Many Coast Salish nations resonate with teachings surrounding wolves, and identify with their symbology. Wolves are seen as strong and caring figures, who constantly work together to keep the family unit strong. While working on this design, I was thinking of a story my mentor told me that he learned from his grandfather, of a boy who was adopted by wolf people and raised away from his human family. One day he decided to go back to his home village, and he was welcomed back by his village and family with open arms. The boy brought teachings from the wolves, hunting skills, and different knowledge of the territory. This story is meaningful to me because it makes me think of other indigenous people from Salish territory. We may grow up outside of our community, we may move away for education, or for a job, but no matter where we go- we will still have a place in our community.

Atheana Picha is a Salish artist from the Kwantlen and Tsartlip First Nations. Atheana was given the name Nashmenetanaht by Gerry Oleman from the St’at’imc Nation, which means “go-getter woman”.

Born in Vancouver, she grew up and currently works out of Richmond, BC. She is an interdisciplinary artist, working mostly in 2-dimensional work. Picha is currently doing two apprenticeships, learning Salish wool weaving from Musqueam weaver Debra Sparrow, and learning wood carving and silver engraving from Squamish Artist and educator Aaron Nelson-Moody. Her work is grounded in learning more about Salish design through studying the old pieces, observing nature, and learning from her teachers.

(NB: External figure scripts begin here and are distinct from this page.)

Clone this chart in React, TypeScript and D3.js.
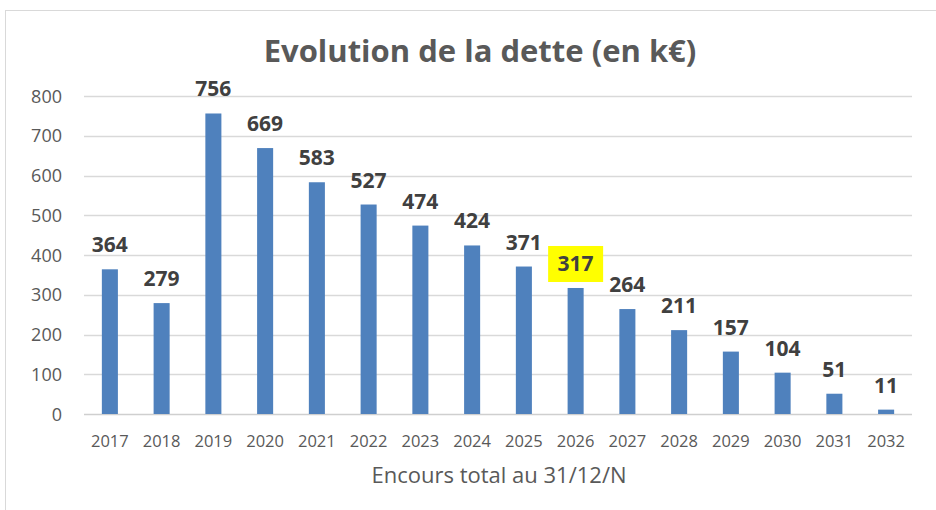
import React, { useEffect, useRef } from "react";
import * as d3 from "d3";

const years = ["2017", "2018", "2019", "2020", "2021", "2022", "2023", "2024", "2025", "2026", "2027", "2028", "2029", "2030", "2031", "2032"];
const debt = [364, 279, 756, 669, 583, 527, 474, 424, 371, 317, 264, 211, 157, 104, 51, 11];
const yTicks = [0, 100, 200, 300, 400, 500, 600, 700, 800];
const highlightYear = "2026";

const title = "Evolution de la dette (en k€)";
const xTitle = "Encours total au 31/12/N";

export default function App() {
  const ref = useRef<SVGSVGElement>(null);

  useEffect(() => {
    const svg = d3.select(ref.current);
    svg.selectAll("*").remove();

    const width = 936;
    const height = 510;
    const left = 84, right = 912, top = 96, bottom = 414;
    const font = "'Open Sans', 'Liberation Sans', Arial, sans-serif";

    // chart frame
    svg.append("rect")
      .attr("x", 5.5).attr("y", 10.5)
      .attr("width", width).attr("height", height)
      .attr("fill", "#fff").attr("stroke", "#d9d9d9");

    const x = d3.scaleBand().domain(years).range([left, right]).paddingInner(0.69).paddingOuter(0.345);
    const y = d3.scaleLinear().domain([0, 800]).range([bottom, top]);

    // gridlines
    svg.append("g")
      .selectAll("line")
      .data(yTicks)
      .join("line")
      .attr("x1", left).attr("x2", right)
      .attr("y1", (d) => Math.round(y(d)) + 0.5)
      .attr("y2", (d) => Math.round(y(d)) + 0.5)
      .attr("stroke", (d) => (d === 0 ? "#cfcfcf" : "#d9d9d9"))
      .attr("stroke-width", 1.5);

    // y labels
    svg.append("g")
      .selectAll("text")
      .data(yTicks)
      .join("text")
      .attr("x", 62).attr("y", (d) => y(d) + 6.5)
      .attr("text-anchor", "end")
      .attr("font-family", font).attr("font-size", 18)
      .attr("fill", "#595959")
      .text((d) => d);

    // bars
    svg.append("g")
      .selectAll("rect")
      .data(debt)
      .join("rect")
      .attr("x", (d, i) => x(years[i])!)
      .attr("width", x.bandwidth())
      .attr("y", (d) => y(d))
      .attr("height", (d) => bottom - y(d))
      .attr("fill", "#4f81bd");

    // highlight behind one label
    const hi = years.indexOf(highlightYear);
    const hx = x(highlightYear)! + x.bandwidth() / 2;
    svg.append("rect")
      .attr("x", hx - 27.5).attr("y", y(debt[hi]) - 42)
      .attr("width", 55).attr("height", 36)
      .attr("fill", "#ffff00");

    // data labels
    svg.append("g")
      .selectAll("text")
      .data(debt)
      .join("text")
      .attr("x", (d, i) => x(years[i])! + x.bandwidth() / 2)
      .attr("y", (d) => y(d) - 17)
      .attr("text-anchor", "middle")
      .attr("font-family", font).attr("font-size", 21).attr("font-weight", "bold")
      .attr("fill", "#404040")
      .text((d) => d);

    // x labels
    svg.append("g")
      .selectAll("text")
      .data(years)
      .join("text")
      .attr("x", (d) => x(d)! + x.bandwidth() / 2)
      .attr("y", 447)
      .attr("text-anchor", "middle")
      .attr("font-family", font).attr("font-size", 16.5)
      .attr("fill", "#595959")
      .text((d) => d);

    svg.append("text")
      .attr("x", 499).attr("y", 483)
      .attr("text-anchor", "middle")
      .attr("font-family", font).attr("font-size", 22)
      .attr("fill", "#595959")
      .text(xTitle);

    svg.append("text")
      .attr("x", 480).attr("y", 62)
      .attr("text-anchor", "middle")
      .attr("font-family", font).attr("font-size", 31).attr("font-weight", "bold")
      .attr("fill", "#595959")
      .text(title);
  }, []);

  return (
    <svg
      ref={ref}
      width={936}
      height={510}
      style={{ position: "absolute", left: 0, top: 0, background: "#fff" }}
    />
  );
}
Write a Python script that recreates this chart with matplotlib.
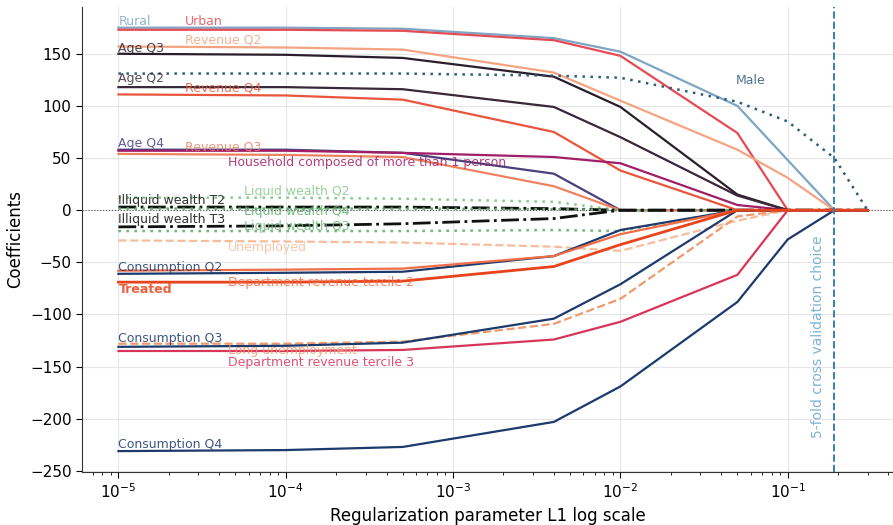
import matplotlib
matplotlib.use("Agg")
import matplotlib.pyplot as plt
from matplotlib.ticker import LogLocator, NullFormatter

# Regularization path of a Lasso model: coefficient of each variable vs. alpha
alphas = [1e-5, 1e-4, 5e-4, 4e-3, 1e-2, 5e-2, 1e-1, 0.19, 0.3]
cv_alpha = 0.19

rural = [175, 175, 174, 165, 152, 100, 48, 0, 0]
urban = [173, 173, 172, 163, 148, 74, 0, 0, 0]
revenue_q2 = [157, 156, 154, 132, 105, 58, 31, 0, 0]
age_q3 = [150, 149, 146, 128, 99, 15, 0, 0, 0]
male = [131, 131, 131, 129, 127, 104, 85, 50, 0]
age_q2 = [118, 118, 116, 99, 70, 14, 0, 0, 0]
revenue_q4 = [111, 110, 106, 75, 38, 0, 0, 0, 0]
age_q4 = [58, 58, 55, 35, 0, 0, 0, 0, 0]
household = [57, 57, 55, 51, 45, 5, 0, 0, 0]
revenue_q3 = [54, 53, 51, 23, 0, 0, 0, 0, 0]
liquid_q2 = [12, 12, 11, 8, 0, 0, 0, 0, 0]
illiquid_t2 = [3, 3, 3, 1.5, 0, 0, 0, 0, 0]
liquid_q4 = [1.5, 1.5, 1.5, 1, 0, 0, 0, 0, 0]
illiquid_t3 = [-16, -15, -13, -8, 0, 0, 0, 0, 0]
liquid_q3 = [-20, -20, -20, -19, -20, 0, 0, 0, 0]
unemployed = [-29, -30, -31, -35, -39, -10, 0, 0, 0]
consumption_q2 = [-61, -60, -59, -44, -19, 0, 0, 0, 0]
dept_tercile_2 = [-58, -57, -56, -44, -23, 0, 0, 0, 0]
treated = [-69, -69, -68, -54, -33, 0, 0, 0, 0]
long_unemployment = [-128, -128, -126, -109, -85, -6, 0, 0, 0]
consumption_q3 = [-131, -130, -127, -104, -71, 0, 0, 0, 0]
dept_tercile_3 = [-135, -135, -134, -124, -107, -62, 0, 0, 0]
consumption_q4 = [-231, -230, -227, -203, -169, -88, -28, 0, 0]

DOT = (0, (1, 2.2))

# name, values, colour, linestyle, linewidth, label x, label y, bold
series = [
    ("Rural", rural, "#7ea5c4", "-", 1.6, 1e-5, 181, False),
    ("Urban", urban, "#e54b55", "-", 1.6, 2.5e-5, 181, False),
    ("Revenue Q2", revenue_q2, "#f4a482", "-", 1.6, 2.5e-5, 163, False),
    ("Age Q3", age_q3, "#2a1e2c", "-", 1.6, 1e-5, 155, False),
    ("Male", male, "#2e5c7a", DOT, 1.8, 0.049, 124, False),
    ("Age Q2", age_q2, "#3a2838", "-", 1.6, 1e-5, 126, False),
    ("Revenue Q4", revenue_q4, "#e9553c", "-", 1.6, 2.5e-5, 117, False),
    ("Age Q4", age_q4, "#4b3f7c", "-", 1.6, 1e-5, 64, False),
    ("Household composed of more than 1 person", household, "#a21d68", "-", 1.6, 4.5e-5, 46, False),
    ("Revenue Q3", revenue_q3, "#ee8260", "-", 1.6, 2.5e-5, 61, False),
    ("Liquid wealth Q2", liquid_q2, "#86c98a", DOT, 1.8, 5.6e-5, 18, False),
    ("Illiquid wealth T2", illiquid_t2, "#111111", "-.", 2.0, 1e-5, 9, False),
    ("Liquid wealth Q4", liquid_q4, "#5fae6e", DOT, 1.8, 5.6e-5, -1.5, False),
    ("Illiquid wealth T3", illiquid_t3, "#111111", "-.", 2.0, 1e-5, -9, False),
    ("Liquid wealth Q3", liquid_q3, "#6ab675", DOT, 1.8, 5.6e-5, -16, False),
    ("Unemployed", unemployed, "#f5bd9c", "--", 1.6, 4.5e-5, -36, False),
    ("Consumption Q2", consumption_q2, "#1c3a6c", "-", 1.6, 1e-5, -55, False),
    ("Department revenue tercile 2", dept_tercile_2, "#ef6d47", "-", 1.6, 4.5e-5, -69, False),
    ("Long unemployment", long_unemployment, "#ef9a6c", "--", 1.6, 4.5e-5, -135, False),
    ("Consumption Q3", consumption_q3, "#1c3a6c", "-", 1.6, 1e-5, -123, False),
    ("Department revenue tercile 3", dept_tercile_3, "#d9345a", "-", 1.6, 4.5e-5, -146, False),
    ("Consumption Q4", consumption_q4, "#1c3a6c", "-", 1.6, 1e-5, -225, False),
    ("Treated", treated, "#e8431b", "-", 2.0, 1e-5, -76, True),
]

fig = plt.figure(figsize=(8.93, 5.25), dpi=100)
ax = fig.add_axes([0.0918, 0.101, 0.9082, 0.886])

ax.axhline(0, color="#555555", ls=":", lw=0.8, zorder=1)

for name, vals, color, ls, lw, lx, ly, bold in series:
    ax.plot(alphas, vals, color=color, ls=ls, lw=lw, zorder=2)
    ax.text(lx, ly, name, color=color, alpha=0.85, fontsize=9,
            ha="left", va="center", fontweight="bold" if bold else "normal",
            zorder=3)

ax.axvline(cv_alpha, color="#3b7fa6", ls="--", lw=1.4, zorder=2)
ax.text(0.152, -121, "5-fold cross validation choice", rotation=90,
        color="#7fb2d4", fontsize=10, ha="center", va="center")

ax.set_xscale("log")
ax.set_xlim(10 ** -5.218, 10 ** -0.371)
ax.set_ylim(-251, 195)
ax.set_yticks([-250, -200, -150, -100, -50, 0, 50, 100, 150])
ax.xaxis.set_major_locator(LogLocator(base=10, numticks=12))
ax.xaxis.set_minor_locator(LogLocator(base=10, subs=range(2, 10), numticks=12))
ax.xaxis.set_minor_formatter(NullFormatter())

ax.grid(True, which="major", color="#e6e6e6", lw=0.8)
ax.set_axisbelow(True)
for side in ("top", "right"):
    ax.spines[side].set_visible(False)
for side in ("left", "bottom"):
    ax.spines[side].set_color("#333333")

ax.tick_params(axis="both", which="major", labelsize=11, length=4)
ax.tick_params(axis="x", which="minor", length=2.5)

ax.set_xlabel("Regularization parameter L1 log scale", fontsize=12)
ax.set_ylabel("Coefficients", fontsize=12)

fig.savefig("out.png", dpi=100)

Atheana studied Fine Art at Langara college for three years, with a focus on ceramics, intaglio printmaking, and wood carving, and is currently learning screen printing. Atheana is engaged with public art through her mural work throughout the vancouver area since 2018. Atheana is a two time recipient of the YVR Art Foundation emerging artist scholarship, and has works in the collections at the Museum of Vancouver and the Burnaby Art Gallery.